I got unstuck by randomizing the field order for each row?!? At training, and now I'm thinking I should do the same at inference time...
> This is probably due to the way larger numbers are tokenised, as big numbers can be split up into arbitrary forms. Take the integer 123456789. A BPE tokenizer (e.g., GPT-style) might split it like: ‘123’ ‘456’ ‘789’ or: ‘12’ ‘345’ ‘67’ ‘89’
One of the craziest LLM hacks that doesn't get love is https://polymathic-ai.org/blog/xval/
xVal basically says "tokenizing numbers is hard: what if instead of outputting tokens that combine to represent numbers, we just output the numbers themselves, right there in the output embedding?"
It works! Imagine you're discussing math with someone. Instead of saying "x is twenty five, which is large" in words, you'd say "x is", then switch to making a whistling noise in which the pitch of your whistle, in its position within your output frequency range, communicated the concept of 25.00 +/- epsilon. Then you'd resume speech and say "which is large".
I think the sentiment is that today's models are big and well-trained enough that receiving and delivering quantities as tokens representing numbers doesn't hurt capabilities much, but I'm still fascinated by xVal's much more elegant approach.
Completely artistic creation, creating something that does not exist and that cannot produce things out of itself, means that locking can be more diffuse, not as settled.
>I love that we're still learning the emergent properties of LLMs!

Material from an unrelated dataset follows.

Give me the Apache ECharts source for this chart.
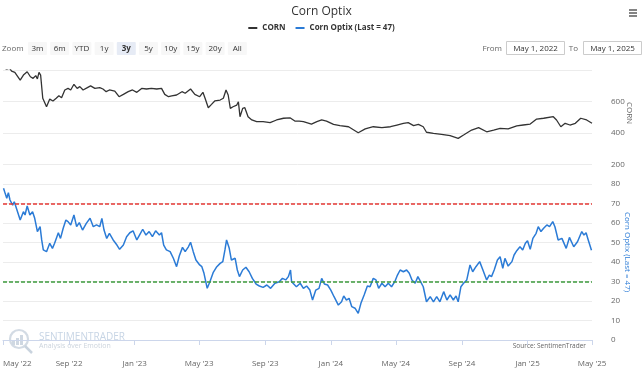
<!DOCTYPE html>
<html><head><meta charset="utf-8">
<script src="https://cdn.jsdelivr.net/npm/echarts@6/dist/echarts.min.js"></script>
<style>html,body{margin:0;padding:0;background:#fff}#c{width:643px;height:373px}</style>
</head><body><div id="c"></div>
<script>
const cornDates = ['2022-05-02','2022-05-08','2022-05-13','2022-05-17','2022-05-23','2022-06-02','2022-06-08','2022-06-15','2022-06-21','2022-06-26',
'2022-07-01','2022-07-04','2022-07-07','2022-07-10','2022-07-14','2022-07-17','2022-07-21','2022-07-27','2022-08-02','2022-08-08',
'2022-08-13','2022-08-18','2022-08-24','2022-08-30','2022-09-04','2022-09-10','2022-09-16','2022-09-21','2022-09-27','2022-10-05',
'2022-10-11','2022-10-19','2022-10-28','2022-11-03','2022-11-09','2022-11-15','2022-11-25','2022-12-03','2022-12-11','2022-12-20',
'2022-12-28','2023-01-05','2023-01-14','2023-01-23','2023-02-01','2023-02-11','2023-02-20','2023-02-26','2023-03-05','2023-03-11',
'2023-03-20','2023-03-30','2023-04-05','2023-04-15','2023-04-23','2023-05-02','2023-05-08','2023-05-12','2023-05-18','2023-05-24',
'2023-05-30','2023-06-09','2023-06-15','2023-06-20','2023-06-24','2023-06-28','2023-07-03','2023-07-10','2023-07-13','2023-07-16',
'2023-07-21','2023-07-25','2023-07-31','2023-08-07','2023-08-16','2023-08-28','2023-09-10','2023-09-22','2023-10-05','2023-10-17',
'2023-10-26','2023-11-03','2023-11-11','2023-11-26','2023-12-06','2023-12-15','2023-12-24','2024-01-06','2024-01-18','2024-02-03',
'2024-02-21','2024-03-05','2024-03-20','2024-04-05','2024-04-21','2024-05-03','2024-05-15','2024-05-24','2024-06-03','2024-06-12',
'2024-06-21','2024-06-27','2024-07-10','2024-07-25','2024-08-10','2024-08-25','2024-09-04','2024-09-19','2024-10-02','2024-10-17',
'2024-10-30','2024-11-11','2024-11-26','2024-12-12','2024-12-24','2025-01-06','2025-01-18','2025-01-31','2025-02-18','2025-02-24',
'2025-03-04','2025-03-12','2025-03-21','2025-03-31','2025-04-10','2025-04-21','2025-05-01'];
const cornValues = [814,806,812,793,785,736,768,789,757,747,
764,743,785,768,620,609,566,615,603,620,
636,624,673,683,673,709,683,694,673,688,
699,683,688,679,662,673,666,630,645,662,
673,658,683,679,683,679,683,645,630,636,
641,662,652,679,645,630,658,620,560,581,
603,609,620,673,641,556,566,577,598,503,
556,560,503,482,471,471,465,482,493,496,
475,475,471,456,471,482,475,454,446,439,
401,425,439,433,439,450,461,465,446,454,
439,404,397,391,382,365,386,418,433,407,
418,429,425,444,450,456,488,493,503,482,
439,461,450,461,493,482,461];

const optixDates = ['2022-05-02','2022-05-05','2022-05-08','2022-05-11','2022-05-14','2022-05-19','2022-05-22','2022-05-27','2022-06-02','2022-06-08',
'2022-06-11','2022-06-15','2022-06-20','2022-06-25','2022-06-29','2022-07-04','2022-07-09','2022-07-12','2022-07-15','2022-07-21',
'2022-07-27','2022-08-01','2022-08-05','2022-08-12','2022-08-16','2022-08-21','2022-08-26','2022-08-30','2022-09-04','2022-09-10',
'2022-09-15','2022-09-20','2022-09-26','2022-10-03','2022-10-10','2022-10-16','2022-10-22','2022-10-28','2022-11-01','2022-11-05',
'2022-11-10','2022-11-15','2022-11-22','2022-11-29','2022-12-04','2022-12-11','2022-12-17','2022-12-23','2022-12-29','2023-01-05',
'2023-01-10','2023-01-16','2023-01-22','2023-01-28','2023-02-03','2023-02-09','2023-02-16','2023-02-20','2023-02-24','2023-03-01',
'2023-03-08','2023-03-14','2023-03-20','2023-03-25','2023-03-31','2023-04-05','2023-04-11','2023-04-15','2023-04-20','2023-04-25',
'2023-05-02','2023-05-06','2023-05-10','2023-05-16','2023-05-21','2023-05-27','2023-06-02','2023-06-09','2023-06-14','2023-06-18',
'2023-06-21','2023-06-26','2023-06-30','2023-07-07','2023-07-11','2023-07-15','2023-07-21','2023-07-27','2023-08-02','2023-08-08',
'2023-08-15','2023-08-21','2023-08-28','2023-09-04','2023-09-11','2023-09-19','2023-09-27','2023-10-03','2023-10-09','2023-10-14',
'2023-10-18','2023-10-20','2023-10-29','2023-11-05','2023-11-11','2023-11-17','2023-11-23','2023-11-28','2023-12-04','2023-12-10',
'2023-12-15','2023-12-20','2023-12-26','2024-01-01','2024-01-07','2024-01-15','2024-01-21','2024-01-25','2024-01-30','2024-02-04',
'2024-02-09','2024-02-15','2024-02-21','2024-02-26','2024-03-03','2024-03-09','2024-03-14','2024-03-20','2024-03-25','2024-03-30',
'2024-04-05','2024-04-11','2024-04-17','2024-04-23','2024-04-29','2024-05-04','2024-05-09','2024-05-15','2024-05-21','2024-05-26',
'2024-05-31','2024-06-06','2024-06-11','2024-06-16','2024-06-21','2024-06-27','2024-07-04','2024-07-10','2024-07-16','2024-07-22',
'2024-07-29','2024-08-04','2024-08-10','2024-08-16','2024-08-21','2024-08-25','2024-08-30','2024-09-04','2024-09-10','2024-09-16',
'2024-09-21','2024-09-27','2024-10-04','2024-10-10','2024-10-17','2024-10-22','2024-10-26','2024-10-31','2024-11-06','2024-11-11',
'2024-11-16','2024-11-20','2024-11-26','2024-12-03','2024-12-07','2024-12-12','2024-12-18','2024-12-23','2024-12-28','2025-01-01',
'2025-01-06','2025-01-11','2025-01-17','2025-01-21','2025-01-26','2025-01-31','2025-02-06','2025-02-11','2025-02-17','2025-02-21',
'2025-02-27','2025-03-06','2025-03-14','2025-03-20','2025-03-28','2025-04-04','2025-04-12','2025-04-16','2025-04-20','2025-04-24',
'2025-04-27','2025-04-30'];
const optixValues = [77.8,75.2,72.7,75.5,71.8,69.2,70.9,66.7,61.5,65.8,
64.1,68.7,64.1,65.8,62.4,55.6,58.1,51.3,46.2,45.3,
49.6,47,49.6,55,52.1,57.3,61.5,60.7,59,64.1,
58.1,60.2,56.4,59.8,62.4,58.1,59,58.1,62.4,56.4,
52.1,54.7,51.3,48.7,46.5,48.7,53,55,56,51.3,
53.8,56.8,53.8,55.6,53,56,53.8,55,48.7,46.2,
45.3,41.9,37.6,43.1,47.5,45.3,47.8,50.1,45.3,41,
38.5,37.6,34.2,26.5,29.9,34.5,37.3,39.3,40.2,46.2,
51.3,47,41,41.9,35.9,32.5,35.9,37.3,35,31.6,
28.7,27.7,27,28.2,26.5,29.1,29.9,31.6,30.8,32.5,
35.9,29.9,27.3,29.1,26.5,27.7,25.6,20.5,25.6,26.5,
31.6,28.7,28.2,25.6,22.2,17.9,19.6,22.6,20.5,21.4,
17.1,16.3,13.7,18.8,23.1,27.7,27.3,31.6,30.8,26.5,
29.1,27.3,29.1,27.3,29.9,33.3,35.9,35,35.9,34.2,
30.8,29.1,32.5,29.9,27.3,19.6,22.2,19.6,22.2,19.6,
24.8,20.5,23.1,20.5,22.6,19.6,27.3,29.1,30.8,38.5,
35,37.6,40.2,35.9,30.8,33.3,32.5,35.9,41,42.7,
36.8,41.9,37.9,40.2,43.6,45.8,47.8,46.2,49.6,50.9,
46.5,52.1,54.7,58.1,55.6,57.3,59,58.1,60.7,58.1,
51.3,52.1,47,52.6,47.8,50.4,55.6,53.8,55,51.3,
50.4,46];

const thresholds = [70, 30];
const xTickDates = ['2022-05-01','2022-09-01','2023-01-01','2023-05-01','2023-09-01','2024-01-01','2024-05-01','2024-09-01','2025-01-01','2025-05-01'];
const cornAxis = {min: 200, max: 800, step: 200};
const optixAxis = {min: 0, max: 80, step: 10};
const rangeButtons = ['3m','6m','YTD','1y','3y','5y','10y','15y','20y','All'];
const selectedRange = '3y';
const fromDate = 'May 1, 2022';
const toDate = 'May 1, 2025';
const cornTitle = 'CORN';
const optixTitle = 'Corn Optix (Last = 47)';
const monthNames = ['Jan','Feb','Mar','Apr','May','Jun','Jul','Aug','Sep','Oct','Nov','Dec'];

const FONT = '"Open Sans", sans-serif';
const ts = s => { const p = s.split('-').map(Number); return Date.UTC(p[0], p[1] - 1, p[2]); };
const xMin = ts(xTickDates[0]);
const xMax = ts(xTickDates[xTickDates.length - 1]);
const tickVals = xTickDates.map(ts);

const cornData = cornDates.map((d, i) => [ts(d), cornValues[i]]);
const optixData = optixDates.map((d, i) => [ts(d), optixValues[i]]);

const g = [];
g.push({type:'text', x: 2, y: 48.5, style:{text:'Zoom', fill:'#666', font:'8px ' + FONT, verticalAlign:'middle'}});
rangeButtons.forEach((b, i) => {
  const x = 28 + i * 22.2;
  const sel = b === selectedRange;
  g.push({type:'rect', shape:{x: x, y: 42, width: 19, height: 13, r: 1}, style:{fill: sel ? '#e6ebf5' : '#f7f7f7'}, silent:true});
  g.push({type:'text', x: x + 9.5, y: 48.5, style:{text: b, fill: '#333', font: (sel ? 'bold ' : '') + '8px ' + FONT, align:'center', verticalAlign:'middle'}});
});
g.push({type:'text', x: 502, y: 48.5, style:{text:'From', fill:'#666', font:'8px ' + FONT, align:'right', verticalAlign:'middle'}});
g.push({type:'rect', shape:{x: 506.5, y: 41.5, width: 58, height: 13}, style:{fill:'#fff', stroke:'#cccccc', lineWidth:1}});
g.push({type:'text', x: 535.5, y: 48.5, style:{text: fromDate, fill:'#333', font:'8px ' + FONT, align:'center', verticalAlign:'middle'}});
g.push({type:'text', x: 578, y: 48.5, style:{text:'To', fill:'#666', font:'8px ' + FONT, align:'right', verticalAlign:'middle'}});
g.push({type:'rect', shape:{x: 583.5, y: 41.5, width: 58, height: 13}, style:{fill:'#fff', stroke:'#cccccc', lineWidth:1}});
g.push({type:'text', x: 612.5, y: 48.5, style:{text: toDate, fill:'#333', font:'8px ' + FONT, align:'center', verticalAlign:'middle'}});
[10, 13, 16].forEach(y => g.push({type:'line', shape:{x1: 629, y1: y, x2: 637, y2: y}, style:{stroke:'#666', lineWidth: 1.6}}));
// axis titles (rotated, reading top to bottom)
g.push({type:'text', x: 629, y: 113, rotation: -Math.PI / 2, style:{text: cornTitle, fill:'#666', font:'8px ' + FONT, align:'center', verticalAlign:'middle'}});
g.push({type:'text', x: 627, y: 252, rotation: -Math.PI / 2, style:{text: optixTitle, fill:'#2b7bd6', font:'8px ' + FONT, align:'center', verticalAlign:'middle'}});
// watermark
g.push({type:'circle', shape:{cx: 19, cy: 339, r: 9}, style:{fill:'none', stroke:'#d3dbe4', lineWidth: 2.2}});
[[12,341,3,4],[16,338,3,7],[20,335,3,10]].forEach(r => g.push({type:'rect', shape:{x:r[0], y:r[1], width:r[2], height:r[3]}, style:{fill:'#cfd8e2'}}));
g.push({type:'line', shape:{x1: 25, y1: 346, x2: 32, y2: 353}, style:{stroke:'#c9d3de', lineWidth: 2.5}});
g.push({type:'text', x: 39, y: 337, style:{text:'SENTIMENTRADER', fill:'#c7d5e5', font:'10px ' + FONT, verticalAlign:'middle'}});
g.push({type:'text', x: 39, y: 345.5, style:{text:'Analysis over Emotion', fill:'#ccd4dd', font:'7px ' + FONT, verticalAlign:'middle'}});
g.push({type:'text', x: 586, y: 346, style:{text:'Source: SentimenTrader', fill:'#666', font:'6.5px ' + FONT, align:'right', verticalAlign:'middle'}});

const fmtDate = v => { const d = new Date(v); return monthNames[d.getUTCMonth()] + " '" + String(d.getUTCFullYear()).slice(2); };

const option = {
  animation: false,
  backgroundColor: '#fff',
  textStyle: {fontFamily: FONT},
  title: {text: 'Corn Optix', left: 'center', top: 1, textStyle: {fontSize: 12, fontWeight: 'normal', color: '#333', fontFamily: FONT}},
  legend: {
    top: 19, left: 'center', itemGap: 10, itemWidth: 9, itemHeight: 2, icon: 'rect',
    textStyle: {fontSize: 8, fontWeight: 'bold', color: '#333', fontFamily: FONT},
    data: [cornTitle, optixTitle]
  },
  grid: [
    {left: 3, right: 51, top: 70, height: 94.3},
    {left: 3, right: 51, top: 184, height: 156}
  ],
  xAxis: [
    {type: 'value', gridIndex: 0, min: xMin, max: xMax, show: false, splitLine: {show: false}},
    {type: 'value', gridIndex: 1, min: xMin, max: xMax, offset: 14,
      axisLine: {show: true, lineStyle: {color: '#ccd6eb'}},
      axisTick: {show: true, customValues: tickVals, length: 5, lineStyle: {color: '#ccd6eb'}},
      axisLabel: {customValues: tickVals, color: '#666', fontSize: 8, margin: 6, alignMinLabel: 'left', alignMaxLabel: 'center', showMinLabel: true, showMaxLabel: true,
        formatter: fmtDate},
      splitLine: {show: false}}
  ],
  yAxis: [
    {type: 'value', gridIndex: 0, position: 'right', min: cornAxis.min, max: cornAxis.max, interval: cornAxis.step,
      axisLine: {show: false}, axisTick: {show: false},
      axisLabel: {color: '#666', fontSize: 8, margin: 19, formatter: v => v === cornAxis.max ? '' : String(v)},
      splitLine: {lineStyle: {color: '#ececec'}}},
    {type: 'value', gridIndex: 1, position: 'right', min: optixAxis.min, max: optixAxis.max, interval: optixAxis.step,
      axisLine: {show: false}, axisTick: {show: false},
      axisLabel: {color: '#666', fontSize: 8, margin: 19},
      splitLine: {lineStyle: {color: '#ececec'}}}
  ],
  series: [
    {name: cornTitle, type: 'line', xAxisIndex: 0, yAxisIndex: 0, data: cornData, showSymbol: false,
      lineStyle: {color: '#333', width: 1.3}, itemStyle: {color: '#333'}},
    {name: optixTitle, type: 'line', xAxisIndex: 1, yAxisIndex: 1, data: optixData, showSymbol: false,
      lineStyle: {color: '#2b7bd6', width: 1.5}, itemStyle: {color: '#2b7bd6'},
      markLine: {silent: true, symbol: ['none', 'none'], label: {show: false},
        data: thresholds.map((v, i) => ({yAxis: v, lineStyle: {color: i === 0 ? '#e53935' : '#3c9a3c', type: [4, 2], width: 1.5}}))}}
  ],
  graphic: g
};
const chart = echarts.init(document.getElementById('c'), null, {renderer: 'canvas'});
chart.setOption(option);
</script></body></html>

There are tons of low-hanging fruits there.
In nemotron the high perplexity solutions are selected for RL, in VLM training a few people are looking at the entropy distributions of the training set, etc
I think you are implying a reverse causation. They used a metaphor from us.
"Simple Self-Distillation". We had an acronym for Solid-State Drive. Don't know about that technique but the naming sure sound.. Simple?